Jelang Pemilu 2024, Ancaman Represifitas Meningkat
Berdasarkan data yang telah dikumpulkan oleh Aliansi Jurnalis Independen (AJI) tercatat pada tahun 2022 kasus kekerasan yang dialami para jurnalis semakin meningkat.
Di wilayah barat, Fasil, jurnalis Antara News menjadi korban pembacokan di leher dan kepalanya saat meliput keberadaan pengolahan emas ilegal. Dari wilayah tengah, ada jurnalis perempuan yang mengalami kekerasan seksual pada saat perjalanan pulang usai meliput. Serta, di wilayah timur yang mengalami teror, intimidasi hingga ancaman regulasi yang menyebabkan pembatasan jurnalis asing dan pemadaman internet di Papua.
Kasus-kasus kekerasan terhadap pers terus meningkat setiap tahunnya. Fakta menyatakan bahwa kini kebebasan dan keamanan jurnalis dalam menjalankan profesinya semakin terancam, padahal jurnalis sangat dibutuhkan dalam menyebarkan informasi yang akurat, terlebih terkait pemilu 2024. Namun nyatanya, masih ada kekerasan terhadap jurnalis secara verbal, peretasan data, sampai ancaman.
Seperti yang dialami oleh jurnalis CNN dan Kompas TV ketika meliput diskusi yang diselenggarakan oleh Generasi Muda Partai Golkar (GMPG) pada 23 Juli 2023 di Restoran Pulau Dua, Senayan, Jakarta Pusat. Peristiwa ini bermula dengan keributan massa yang melarang jurnalis untuk meliput diskusi yang diselenggarakan GMPG. Keributan tersebut mengakibatkan penyerangan secara fisik, dihalangi untuk meliput, perusakan alat kerja dan perampasan ponsel.
Berulang kali kasus kekerasan terjadi pada jurnalis dengan pola yang sama termasuk menjelang pemilu tahun ini. Sebab pers menjadi pilar utama demokrasi yang mana bertugas menyebarkan informasi akurat kepada masyarakat terkait perkembangan para calon pemimpin di tahun politik.

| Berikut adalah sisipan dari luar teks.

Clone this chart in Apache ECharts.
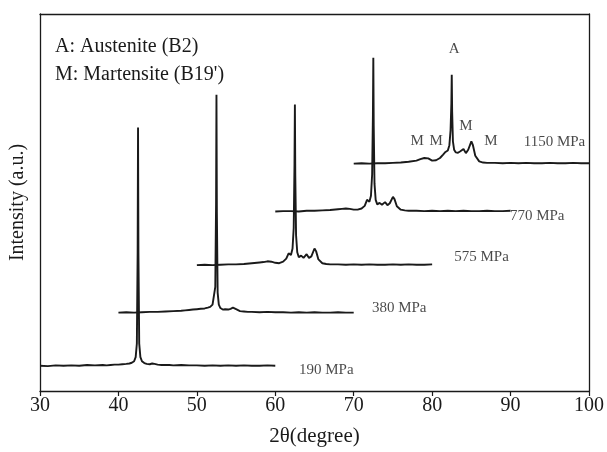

Upaya Pemerintah dalam Mengakhiri Kekerasan terhadap Jurnalis
Hadirnya UU No. 40 Tahun 1999 menjadi bukti bahwa pemerintah berupaya melindungi dan menjamin keamanan Pers. Pemerintah menjamin kemerdekaan Pers dan kebebasan dengan tanggung jawab moral serta etika jurnalistik. Oleh karena itu, sudah seharusnya segala tindakan yang dialami jurnalis ketika menjalankan profesinya baik kekerasan fisik, kekerasan seksual, ancaman, penganiayaan, peretasan data hingga perusakan alat kerja patut dikenai sanksi sebagaimana berlaku dalam aturan yang telah ditetapkan dalam pasal-pasal yang berlaku.
Meskipun undang-undang menjadi upaya pemerintah yang penerapannya belum dengan baik dilakukan. Besar harapan, pemilu 2024 menciptakan kedamaian sehingga tidak ada lagi jurnalis yang menjadi korban. Sehingga, dunia Pers dapat menciptakan perubahan sebagaimana tugas dari seorang jurnalis, karena kebebasan Pers merupakan pilar penting dalam mendapatkan informasi.
Sangat menyedihkan apabila jurnalis harus terancam atas haknya sendiri. Melalui adanya masa pemerintahan baru nanti di Indonesia, apakah akan ada perubahan arah, atau malah akan terus tersesat dalam ancaman? Meninggalkan jurnalis terjebak dalam labirin tanpa jalan keluar?